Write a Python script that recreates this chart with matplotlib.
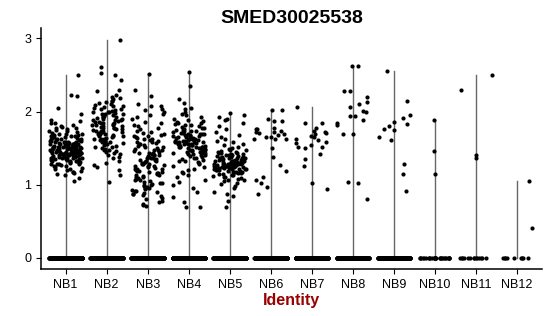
import matplotlib
matplotlib.use("Agg")
import matplotlib.pyplot as plt
import numpy as np

plt.rcParams['font.family'] = ['Liberation Sans', 'DejaVu Sans']

groups = ['NB1', 'NB2', 'NB3', 'NB4', 'NB5', 'NB6', 'NB7', 'NB8', 'NB9', 'NB10', 'NB11', 'NB12']
zero_counts = [600, 500, 500, 500, 500, 320, 320, 320, 280, 28, 14, 9]

nb1 = [2.50, 2.22, 2.21, 2.05, 1.97, 1.88, 1.87, 1.85, 1.84, 1.82, 1.80, 1.79, 1.78, 1.77, 1.76,
       1.75, 1.74, 1.73, 1.72, 1.71, 1.70, 1.70, 1.69, 1.68, 1.68, 1.67, 1.66, 1.66, 1.65, 1.65,
       1.64, 1.64, 1.63, 1.63, 1.62, 1.62, 1.61, 1.61, 1.60, 1.60, 1.60, 1.59, 1.59, 1.58, 1.58,
       1.58, 1.57, 1.57, 1.57, 1.56, 1.56, 1.56, 1.55, 1.55, 1.55, 1.55, 1.54, 1.54, 1.54, 1.53,
       1.53, 1.53, 1.53, 1.52, 1.52, 1.52, 1.52, 1.51, 1.51, 1.51, 1.51, 1.50, 1.50, 1.50, 1.50,
       1.50, 1.49, 1.49, 1.49, 1.49, 1.48, 1.48, 1.48, 1.48, 1.47, 1.47, 1.47, 1.47, 1.46, 1.46,
       1.46, 1.46, 1.45, 1.45, 1.45, 1.45, 1.45, 1.44, 1.44, 1.44, 1.44, 1.43, 1.43, 1.43, 1.43,
       1.42, 1.42, 1.42, 1.42, 1.41, 1.41, 1.41, 1.41, 1.40, 1.40, 1.40, 1.40, 1.39, 1.39, 1.39,
       1.38, 1.38, 1.38, 1.37, 1.37, 1.37, 1.36, 1.36, 1.36, 1.35, 1.35, 1.35, 1.34, 1.34, 1.33,
       1.33, 1.32, 1.32, 1.31, 1.31, 1.30, 1.30, 1.29, 1.29, 1.28, 1.28, 1.27, 1.26, 1.25, 1.24,
       1.23, 1.22, 1.21, 1.20, 1.19, 1.18, 1.17, 1.16, 1.15, 1.13, 1.09, 1.05]
nb2 = [2.98, 2.61, 2.53, 2.50, 2.43, 2.30, 2.28, 2.22, 2.20, 2.19, 2.17, 2.15, 2.14, 2.13, 2.12,
       2.10, 2.09, 2.08, 2.07, 2.06, 2.05, 2.04, 2.03, 2.02, 2.01, 2.00, 2.00, 1.99, 1.98, 1.97,
       1.96, 1.96, 1.95, 1.94, 1.93, 1.93, 1.92, 1.91, 1.90, 1.90, 1.89, 1.88, 1.88, 1.87, 1.86,
       1.86, 1.85, 1.84, 1.84, 1.83, 1.82, 1.82, 1.81, 1.80, 1.80, 1.79, 1.78, 1.78, 1.77, 1.76,
       1.76, 1.75, 1.74, 1.74, 1.73, 1.72, 1.72, 1.71, 1.70, 1.70, 1.69, 1.68, 1.67, 1.66, 1.66,
       1.65, 1.64, 1.63, 1.63, 1.62, 1.61, 1.60, 1.59, 1.58, 1.57, 1.56, 1.55, 1.54, 1.53, 1.52,
       1.51, 1.50, 1.49, 1.48, 1.47, 1.46, 1.45, 1.43, 1.42, 1.40, 1.38, 1.36, 1.33, 1.30, 1.27,
       1.24, 1.20, 1.13, 1.04]
nb3 = [2.52, 2.30, 2.21, 2.10, 2.08, 2.07, 2.03, 2.02, 2.00, 1.97, 1.95, 1.93, 1.90, 1.86, 1.84,
       1.82, 1.80, 1.78, 1.76, 1.74, 1.72, 1.71, 1.70, 1.68, 1.67, 1.66, 1.65, 1.64, 1.63, 1.62,
       1.61, 1.60, 1.59, 1.58, 1.57, 1.56, 1.55, 1.54, 1.53, 1.52, 1.51, 1.50, 1.49, 1.48, 1.47,
       1.47, 1.46, 1.45, 1.44, 1.43, 1.43, 1.42, 1.41, 1.40, 1.40, 1.39, 1.38, 1.37, 1.37, 1.36,
       1.35, 1.34, 1.34, 1.33, 1.32, 1.31, 1.31, 1.30, 1.29, 1.28, 1.28, 1.27, 1.26, 1.25, 1.25,
       1.24, 1.23, 1.22, 1.22, 1.21, 1.20, 1.19, 1.19, 1.18, 1.17, 1.16, 1.16, 1.15, 1.14, 1.13,
       1.12, 1.11, 1.10, 1.09, 1.08, 1.07, 1.06, 1.05, 1.04, 1.03, 1.02, 1.01, 1.00, 0.99, 0.98,
       0.97, 0.96, 0.95, 0.94, 0.93, 0.92, 0.91, 0.90, 0.89, 0.88, 0.87, 0.86, 0.84, 0.82, 0.80,
       0.78, 0.76, 0.74, 0.72, 0.71]
nb4 = [2.54, 2.35, 2.17, 2.12, 2.05, 2.04, 2.00, 1.97, 1.95, 1.93, 1.90, 1.88, 1.87, 1.86, 1.85,
       1.84, 1.83, 1.82, 1.81, 1.80, 1.79, 1.78, 1.77, 1.76, 1.75, 1.75, 1.74, 1.73, 1.73, 1.72,
       1.71, 1.71, 1.70, 1.70, 1.69, 1.69, 1.68, 1.68, 1.67, 1.67, 1.66, 1.66, 1.65, 1.65, 1.64,
       1.64, 1.63, 1.63, 1.62, 1.62, 1.61, 1.61, 1.60, 1.60, 1.60, 1.59, 1.59, 1.58, 1.58, 1.58,
       1.57, 1.57, 1.56, 1.56, 1.56, 1.55, 1.55, 1.54, 1.54, 1.54, 1.53, 1.53, 1.52, 1.52, 1.52,
       1.51, 1.51, 1.50, 1.50, 1.49, 1.49, 1.48, 1.48, 1.47, 1.47, 1.46, 1.46, 1.45, 1.45, 1.44,
       1.44, 1.43, 1.42, 1.42, 1.41, 1.40, 1.39, 1.38, 1.37, 1.36, 1.35, 1.34, 1.33, 1.32, 1.31,
       1.30, 1.28, 1.26, 1.24, 1.22, 1.20, 1.18, 1.16, 1.13, 1.10, 1.07, 1.04, 1.00, 0.95, 0.90,
       0.83, 0.77, 0.70, 0.69]
nb5 = [1.98, 1.95, 1.93, 1.90, 1.88, 1.85, 1.80, 1.76, 1.72, 1.68, 1.65, 1.62, 1.60, 1.58, 1.56,
       1.54, 1.52, 1.50, 1.49, 1.48, 1.47, 1.46, 1.45, 1.45, 1.44, 1.43, 1.43, 1.42, 1.42, 1.41,
       1.41, 1.40, 1.40, 1.39, 1.39, 1.38, 1.38, 1.38, 1.37, 1.37, 1.37, 1.36, 1.36, 1.36, 1.35,
       1.35, 1.35, 1.34, 1.34, 1.34, 1.33, 1.33, 1.33, 1.33, 1.32, 1.32, 1.32, 1.31, 1.31, 1.31,
       1.31, 1.30, 1.30, 1.30, 1.30, 1.29, 1.29, 1.29, 1.29, 1.28, 1.28, 1.28, 1.28, 1.27, 1.27,
       1.27, 1.27, 1.26, 1.26, 1.26, 1.26, 1.25, 1.25, 1.25, 1.25, 1.24, 1.24, 1.24, 1.24, 1.23,
       1.23, 1.23, 1.22, 1.22, 1.22, 1.21, 1.21, 1.21, 1.20, 1.20, 1.20, 1.19, 1.19, 1.18, 1.18,
       1.17, 1.17, 1.16, 1.16, 1.15, 1.15, 1.14, 1.13, 1.12, 1.11, 1.10, 1.09, 1.08, 1.07, 1.06,
       1.05, 1.03, 1.01, 0.98, 0.95, 0.90, 0.87, 0.85, 0.78, 0.70]
nb6 = [2.02, 2.02, 1.90, 1.87, 1.87, 1.77, 1.76, 1.76, 1.73, 1.72, 1.72, 1.71, 1.69, 1.68, 1.65,
       1.65, 1.63, 1.62, 1.62, 1.50, 1.38, 1.27, 1.19, 1.10, 1.06, 1.02, 0.97, 0.87]
nb7 = [2.06, 1.85, 1.84, 1.77, 1.73, 1.72, 1.71, 1.70, 1.66, 1.65, 1.63, 1.61, 1.58, 1.57, 1.54,
       1.51, 1.51, 1.50, 1.42, 1.35, 1.26, 1.03, 0.94]
nb8 = [2.62, 2.62, 2.28, 2.28, 2.20, 2.13, 2.10, 2.06, 2.01, 1.99, 1.94, 1.94, 1.88, 1.84, 1.81,
       1.69, 1.69, 1.04, 1.02, 0.80]
nb9 = [2.56, 2.14, 1.95, 1.91, 1.86, 1.83, 1.80, 1.76, 1.75, 1.65, 1.61, 1.28, 1.15, 0.92]
nb10 = [1.88, 1.46, 1.15]
nb11 = [2.50, 2.29, 1.40, 1.36]
nb12 = [1.05, 0.41]
expr = [nb1, nb2, nb3, nb4, nb5, nb6, nb7, nb8, nb9, nb10, nb11, nb12]


def spread(n, offset):
    # deterministic scatter in [-1, 1] for the jitter, like geom_jitter
    k = np.arange(n) + offset
    h = np.sin(k * 12.9898 + 78.233) * 43758.5453
    return 2 * (h - np.floor(h)) - 1


fig, ax = plt.subplots(figsize=(5.5, 3.16), dpi=100)
fig.subplots_adjust(left=0.0745, right=0.985, bottom=0.149, top=0.911)

for i, (vals, nz) in enumerate(zip(expr, zero_counts)):
    pos = i + 1
    y = np.concatenate([np.zeros(nz), np.array(vals)])
    # violin collapses to a thin line
    ax.plot([pos, pos], [0, y.max()], color='#666666', lw=1, zorder=1)
    jit = 0.4 * spread(len(y), i * 1000)
    ax.scatter(pos + jit, y, s=9, color='black', linewidths=0, zorder=2)

ax.set_xlim(0.4, 12.6)
ax.set_ylim(-0.15, 3.14)
ax.set_xticks(range(1, 13))
ax.set_xticklabels(groups)
ax.set_yticks([0, 1, 2, 3])
ax.spines['top'].set_visible(False)
ax.spines['right'].set_visible(False)
ax.spines['left'].set_linewidth(1.1)
ax.spines['bottom'].set_linewidth(1.1)
ax.tick_params(axis='both', labelsize=9, length=3.5, width=0.8, colors='black')
ax.set_title('SMED30025538', fontsize=14, fontweight='bold', pad=4)
ax.set_xlabel('Identity', fontsize=11.5, fontweight='bold', color='#990000', labelpad=2)

fig.savefig('out.png', dpi=100)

GIVEN PROBLEM:
Transcribe the opening line of the listing above, please, and every line after it through the line with "plt.rcParams['font.family'] = ['Liberation", word for word, without pictures.

THE COMPLETED TASK:
Write a Python script that recreates this chart with matplotlib.
import matplotlib
matplotlib.use("Agg")
import matplotlib.pyplot as plt
import numpy as np

plt.rcParams['font.family'] = ['Liberation Sans', 'DejaVu Sans']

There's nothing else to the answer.